La Vanguardia. Tendencias, 21/08/2016
Dios ha
muerto. Ergo, todo está permitido. Esta parecía ser la promesa de la liberación
sexual de los sesenta. Ya nada ni nadie impediría que gozáramos de nuestros
cuerpos libremente. Aquí la cosa llegó, como otras muchas, un poco más tarde y
le llamamos destape.
Pasada la
euforia inicial, y como ocurre con la pasión, las aguas volvieron a su cauce
pero con una novedad. Ahora que Dios había muerto, estábamos obligados a
gozar y, de paso, a mostrar ese goce con todo lujo de detalles. La intimidad a
cielo abierto devino un imperativo de transparencia máxima. La sociedad digital
se basa en ese “compartirlo todo”, como si la vida misma fuera un reality show.
Ese goce
obligatorio impone sus exigencias de funcionamiento y para ello disponemos de
ayudas varias como estimulantes, ciberporno y todo tipo de apps de contactos
para que la pasión no decaiga.
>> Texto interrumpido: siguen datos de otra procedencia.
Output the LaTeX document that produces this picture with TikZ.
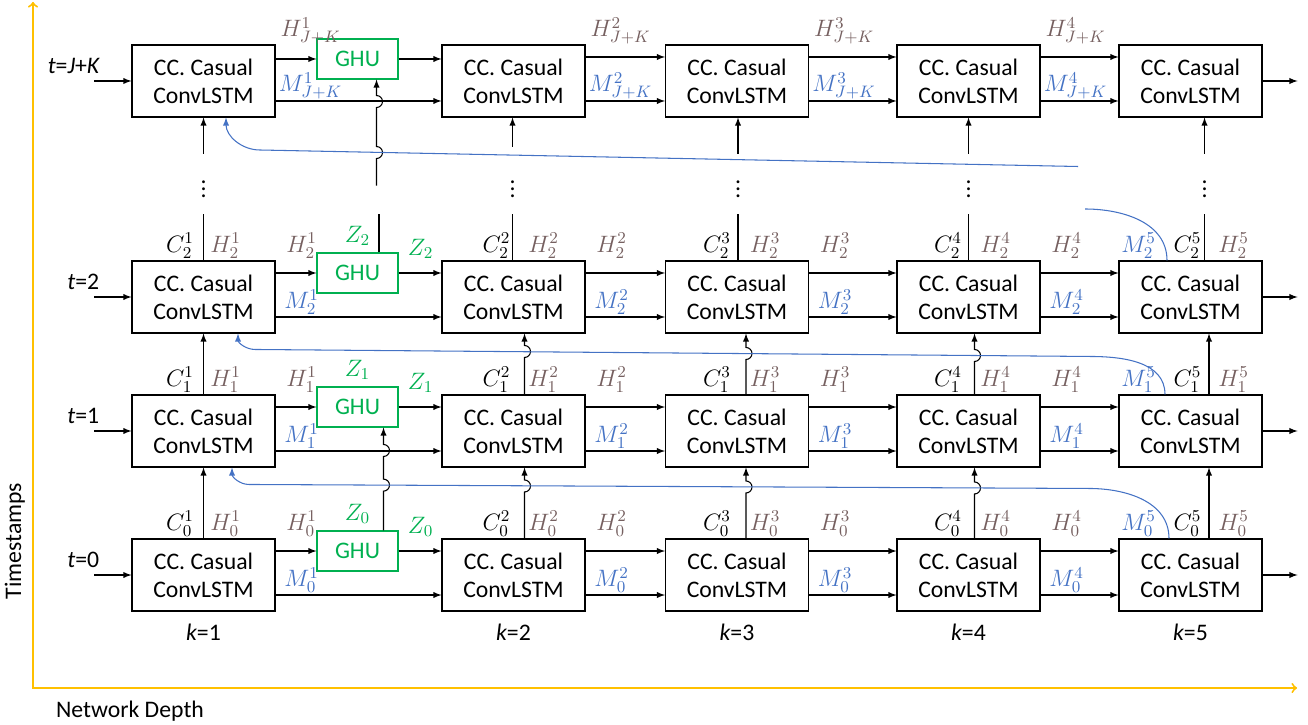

Un sujeto hipermoderno que se precie debe, como
mínimo, conocerlas e incluso tener cierto uso. Los datos actuales de consumo de
porno online, estimulantes sexuales o uso de apps de citas no dejan lugar a
dudas sobre su función.
La paradoja
es que en esa carrera por el sexo-máquina, por contabilizar y evaluar los resultados,
empezaron a aparecer objetores de conciencia. Gentes que preferían
abrazarse sin sexo mediante. Sentir el cuerpo del otro, tomarlo como un
reconocimiento y como signo de amor. Pensar que el otro les daba un lugar que
no pasaba por la satisfacción sexual. Que podrían privarse del goce sexual para
obtener otros beneficios. Eso les resultaba terapéutico.